At this time of year it’s easy to believe that there’s nothing going on in the garden. But when it seems that there isn’t much to look at, you just have to look a little harder!

There’s beauty to be found in the bones.

My Gardening Year

I gave up on New Year resolutions a long time ago. Too easy to make; too hard to keep.

But with the Christmas decorations back in the attic, the pine needles swept away with the Christmas tree, the Christmas cards sent off for recycling, I’m beginning to feel the shiver of anticipation that is one of the joys of being a gardener at this time of year. It comes from spotting the silver green shoots of the snowdrops pushing up through the cold bare soil, from catching a waft of scent from the Sarcococca by the back door when I put out the rubbish, from seeing the spiky fronds of the Muscari assembling along the edges of the pathways. I sit in my kitchen and look out at the bare bones of the outdoor space that I’ve made for myself and I’m full of excitement for the year ahead.

So I know we’ve got Trump and Brexit and melting ice caps and all manner of scary things going on in the world. But – right here, right now – deep in the brown earth of my garden things are gathering strength and energy and getting ready to put on a show. Whatever else happens the garden will do it’s thing for better or worse. And I’m going to be right there with it.

Because this year I’m going to do what I’ve been promising myself for years and keep a regular record. This January of 2017 my resolution is to write a weekly post about whatever is happening in my garden that captures my attention, so that one day I can look back and be reminded of what a year in my garden really feels like. One of my birthday presents at the beginning of December was a subscription to Clive Nichols’ online photography course with The English Gardening School. (Which I’m about to start!) So hopefully, as the year progresses, the photos that go with my posts will have that extra edge. But whatever happens I will do my best to post something, anything to give you, me, and anybody else who is interested, an account of the ups and downs of my gardening year.

So…

Watch this space.

 

Back to basics…

It’s that time of year. Weather frightful. Rain hurling itself at the window. Wind wailing in the eaves. But, as far as I’m concerned, it can do what it likes.

Because I’m on a mission. The Jane King, DIY, get to grips with, find the confidence that’s been lacking, go back and have another go, mission. And the aim of this mission – to redesign the planting for the four central beds of my garden. I’ve put novel writing on hold and I’m channelling the gardener in me.

When I started with this garden in the early days, I knew less than nothing. I bunged plants in with little thought to how big they were going to grow, what shape I wanted them to be, how they would look when they were grown up. Some turned out ok. Others haven’t worked quite so well.
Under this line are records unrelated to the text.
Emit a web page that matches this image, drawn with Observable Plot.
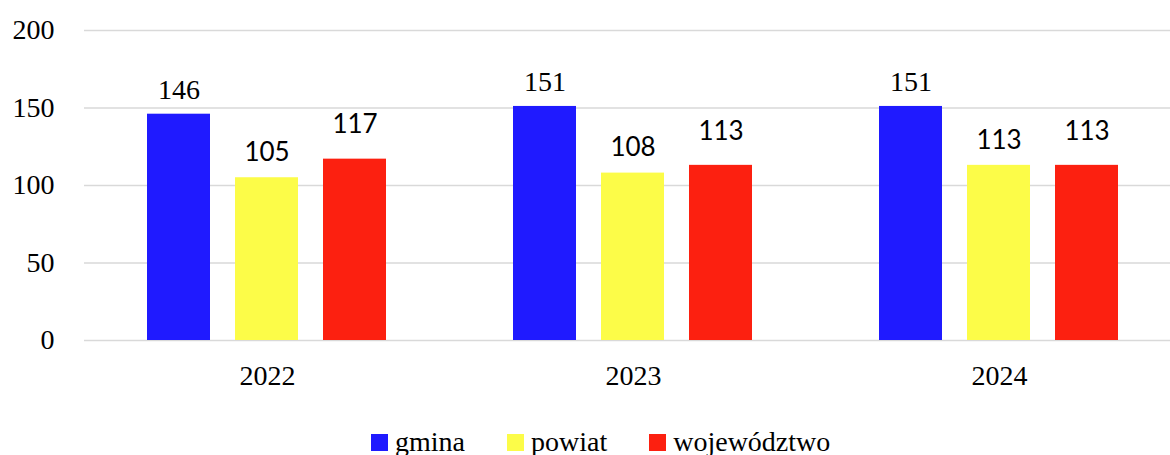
<!DOCTYPE html>
<html><head><meta charset="utf-8">
<script src="https://cdn.jsdelivr.net/npm/d3@7"></script>
<script src="https://cdn.jsdelivr.net/npm/@observablehq/plot@0.6"></script>
<style>
html,body{margin:0;padding:0;background:#fff;overflow:hidden;width:1170px;height:455px;position:relative;}
#chart svg{display:block;}
#chart svg text{font-family:"Liberation Serif","Times New Roman",serif !important;}
#chart svg g.sans text{font-family:"Lato",sans-serif !important;}
.legend{position:absolute;left:371px;top:428px;display:flex;align-items:baseline;font-family:"Liberation Serif",serif;font-size:28px;line-height:28px;color:#000;white-space:nowrap;}
.legend .item{display:flex;align-items:baseline;margin-right:42px;}
.legend .sw{display:inline-block;width:17px;height:17px;margin-right:7px;}
</style></head>
<body>
<div id="chart"></div>
<div class="legend" id="legend"></div>
<script>
const years = ["2022", "2023", "2024"];
const series = ["gmina", "powiat", "województwo"];
const gmina = [146, 151, 151];
const powiat = [105, 108, 113];
const wojewodztwo = [117, 113, 113];
const colors = ["#1f1aff", "#fcfc48", "#fc2010"];
const yTicks = [0, 50, 100, 150, 200];

const seriesValues = [gmina, powiat, wojewodztwo];
const data = years.flatMap((yr, i) => series.map((s, j) => ({year: yr, series: s, value: seriesValues[j][i]})));

const sans = "Lato";

const chart = Plot.plot({
  width: 1170,
  height: 420,
  marginTop: 30,
  marginBottom: 80,
  marginLeft: 83,
  marginRight: -13,
  style: {fontSize: "28px", color: "#000", background: "#fff"},
  fx: {domain: years, padding: 0, label: null},
  x: {domain: series, paddingInner: 0.28, paddingOuter: 0.7, axis: null},
  y: {domain: [0, 200], label: null},
  color: {domain: series, range: colors},
  marks: [
    Plot.gridY(yTicks, {stroke: "#d9d9d9", strokeOpacity: 1, strokeWidth: 1.5}),
    Plot.axisY(yTicks, {tickSize: 0, tickPadding: 30, label: null, fontSize: 28}),
    Plot.axisFx({anchor: "bottom", tickSize: 0, tickPadding: 25, label: null, fontSize: 28}),
    Plot.barY(data, {fx: "year", x: "series", y: "value", fill: "series"}),
    Plot.text(data.filter(d => d.series === "gmina"), {fx: "year", x: "series", y: "value", text: d => String(d.value), dy: -24, fontSize: 28, fill: "#000"}),
    Plot.text(data.filter(d => d.series === "powiat"), {fx: "year", x: "series", y: "value", text: d => String(d.value), dy: -25, fontFamily: sans, fontSize: 26, fill: "#000"}),
    Plot.text(data.filter(d => d.series === "województwo"), {fx: "year", x: "series", y: "value", text: d => String(d.value), dy: -34, fontFamily: sans, fontSize: 26, fill: "#000"})
  ]
});
document.getElementById("chart").appendChild(chart);
chart.querySelectorAll("g[aria-label='text']").forEach((g, i) => { if (i > 0) g.classList.add("sans"); });

const legend = document.getElementById("legend");
series.forEach((s, i) => {
  const item = document.createElement("span");
  item.className = "item";
  const sw = document.createElement("span");
  sw.className = "sw";
  sw.style.background = colors[i];
  const label = document.createElement("span");
  label.textContent = s;
  item.appendChild(sw);
  item.appendChild(label);
  legend.appendChild(item);
});
</script>
</body></html>
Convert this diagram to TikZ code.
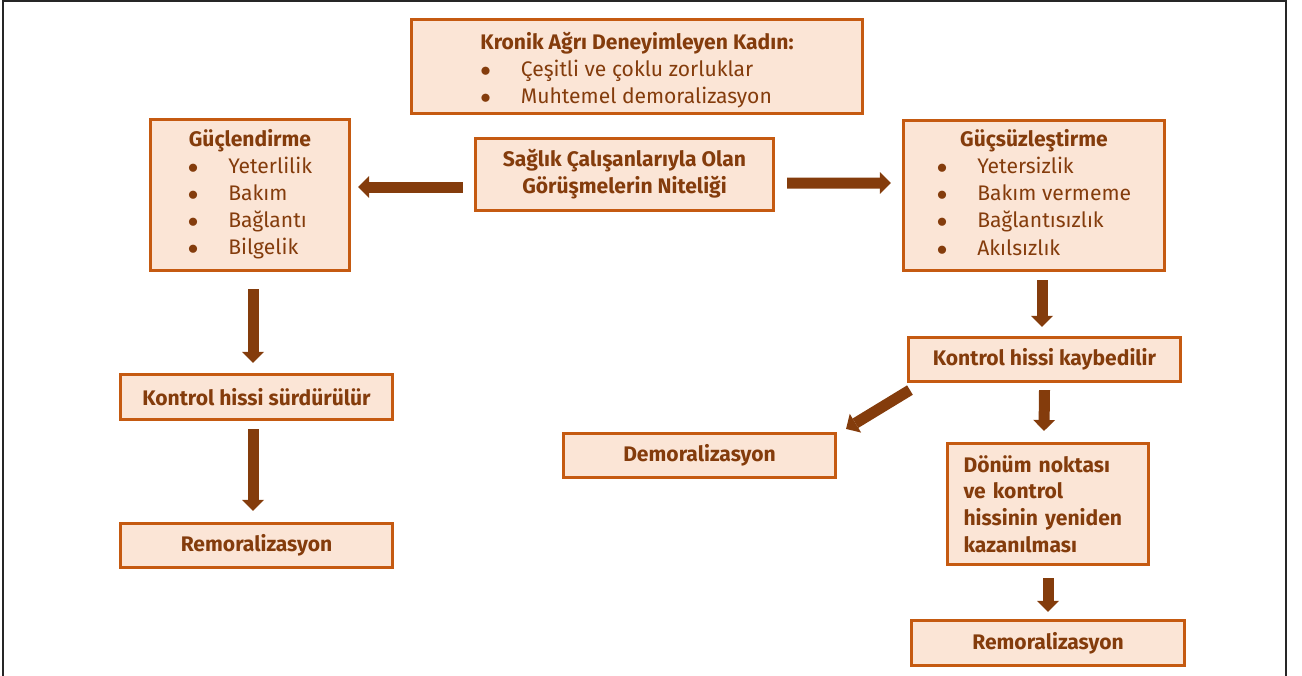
\documentclass[tikz,border=0pt]{standalone}
\usepackage{fontspec}
\setmainfont{Fira Sans}
\usetikzlibrary{arrows.meta}
\definecolor{kenar}{HTML}{C55A11}
\definecolor{dolgu}{HTML}{FBE5D6}
\definecolor{kahve}{HTML}{843C0C}
\newcommand{\madde}{\ensuremath{\bullet}}

\begin{document}
\begin{tikzpicture}[x=0.02cm, y=-0.02cm,
  kutu/.style={draw=kenar, fill=dolgu, line width=1.8pt, text=kahve, inner sep=0pt,
    font=\fontsize{12}{15.4}\selectfont},
  tekli/.style={kutu, font=\fontsize{12}{15.4}\selectfont\bfseries, minimum width=5.44cm, minimum height=0.9cm},
  ok/.style={kahve, line width=0.22cm, -{Triangle[width=0.44cm,length=0.22cm,line width=0pt]}}]
\useasboundingbox (0,0) rectangle (1302,676);
\draw[line width=1.1pt, black!85] (3,676) -- (3,1) -- (1286,1) -- (1286,676);

\node[kutu, minimum width=9.02cm, minimum height=1.88cm] (kadin) at (637,66.5)
  {\begin{tabular}{@{}l@{\hspace{17pt}}l@{}}\multicolumn{2}{@{}c@{}}{\rule{0pt}{16.5pt}\bfseries Kronik Ağrı Deneyimleyen Kadın:}\\
   \madde & Çeşitli ve çoklu zorluklar\\ \madde & Muhtemel demoralizasyon\end{tabular}};
\node[kutu, font=\fontsize{12}{15.4}\selectfont\bfseries, align=center, minimum width=5.96cm, minimum height=1.44cm] (niteli) at (624.5,174.5)
  {Sağlık Çalışanlarıyla Olan\\Görüşmelerin Niteliği};
\node[kutu, minimum width=3.98cm, minimum height=3.02cm] (guc) at (250,195)
  {\begin{tabular}{@{}l@{\hspace{17pt}}l@{}}\multicolumn{2}{@{}c@{}}{\bfseries Güçlendirme}\\
   \madde & Yeterlilik\\ \madde & Bakım\\ \madde & Bağlantı\\ \madde & Bilgelik\end{tabular}};
\node[kutu, minimum width=5.22cm, minimum height=3.0cm] (gucsuz) at (1034,195.5)
  {\begin{tabular}{@{}l@{\hspace{17pt}}l@{}}\multicolumn{2}{@{}c@{}}{\bfseries Güçsüzleştirme}\\
   \madde & Yetersizlik\\ \madde & Bakım vermeme\\ \madde & Bağlantısızlık\\ \madde & Akılsızlık\end{tabular}};

\node[tekli] (surdur) at (256.5,397) {Kontrol hissi sürdürülür};
\node[tekli, minimum height=0.88cm] (remorL) at (256.5,545.5) {Remoralizasyon};
\node[tekli, minimum height=0.88cm] (kaybed) at (1044.5,359.5) {Kontrol hissi kaybedilir};
\node[tekli, minimum height=0.88cm] (demor) at (699.5,455.5) {Demoralizasyon};
\node[kutu, font=\fontsize{12}{15.2}\selectfont\bfseries, align=left, text width=3.38cm, inner xsep=0.32cm,
  minimum height=2.42cm] (donum) at (1048,504)
  {Dönüm noktası\\ve kontrol\\hissinin yeniden\\kazanılması};
\node[tekli, minimum width=5.46cm] (remorR) at (1048,643) {Remoralizasyon};

% oklar
\draw[ok] ([shift={(-11,12.5)}]niteli.west) -- ([shift={(7,-8)}]guc.east);
\draw[ok] ([shift={(12,8.5)}]niteli.east) -- ([shift={(-11,-12.5)}]gucsuz.west);
\draw[ok] ([shift={(3,17)}]guc.south) -- ([shift={(-3.5,-10)}]surdur.north);
\draw[ok] ([shift={(-3.5,8)}]surdur.south) -- ([shift={(-3.5,-11)}]remorL.north);
\draw[ok] ([shift={(8,8)}]gucsuz.south) -- ([shift={(-2.5,-9)}]kaybed.north);
\draw[ok] ([shift={(0,7)}]kaybed.south) -- ([shift={(-4,-11)}]donum.north);
\draw[ok] ([shift={(3,7)}]kaybed.south west) -- ([shift={(9,-3)}]demor.north east);
\draw[ok] ([shift={(0,12)}]donum.south) -- ([shift={(0,-7)}]remorR.north);
\end{tikzpicture}
\end{document}
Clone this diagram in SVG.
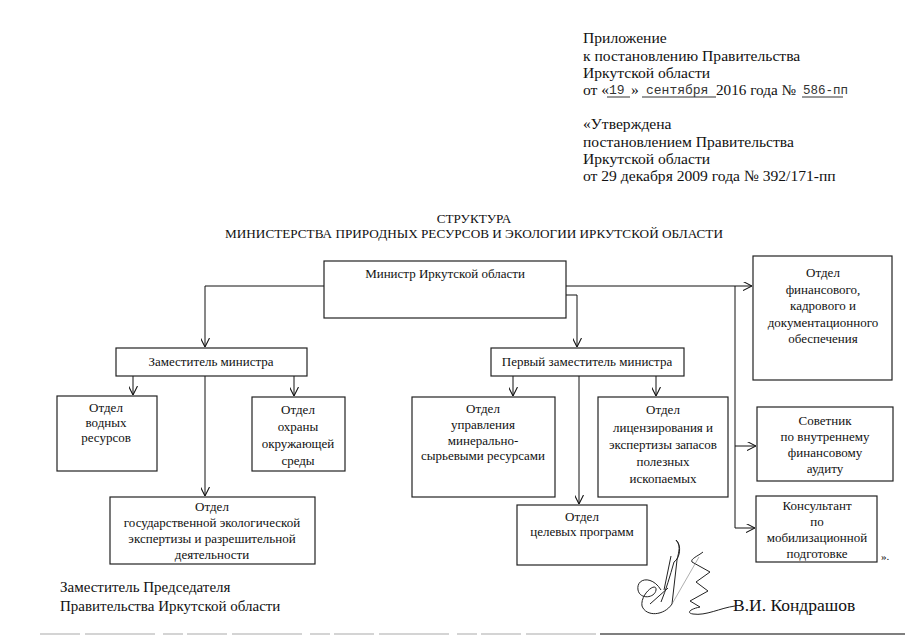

Now, with time and space to draw breath and contemplate, I’m having a rethink.

These are the beds I’m working on.

Exhibit A…

Where do I begin???
The Where Do I Begin Bed

This is my biggest challenge. North-west facing, heavy clay, and more ins and outs to it than the Hokey Cokey. I’ve already drawn up and thrown away at least three plans. (The first of which I showed you in my last post.) So it’s still very much work in progress.

Exhibit B…

The White Mischief Bed
The White Mischief Bed

I went all Vita with this bed and decided it was going to be my white moment. It hasn’t worked. Which is why I’m having a rethink.

Exhibit C…

The Never Satisfied Bed
The Never Satisfied Bed

This was supposed to be my hot border. Didn’t really work. Time to reconsider.

Exhibit D…

The Rewrite Bed
The Rewrite Bed

This bed has had more rewrites than my first novel. (The Greenyards Legacy – you have read it haven’t you? And if you haven’t… WHY NOT?) Now I’m going to do it properly.

So you might think that – HAVING DONE A GARDEN DESIGN COURSE – I would have all of this planting design stuff under my belt, that I would be able to rustle up a cunning plan with my eyes shut. You would be wrong.

The amount of time we spent during the course on the principles of putting together a planting plan was minimal. Which left me contemplating the prospect with fear and trembling. Where to start? What to do? There are a million and one plants out there. Which, what, who am I going to choose? And how, when, where am I going to position them?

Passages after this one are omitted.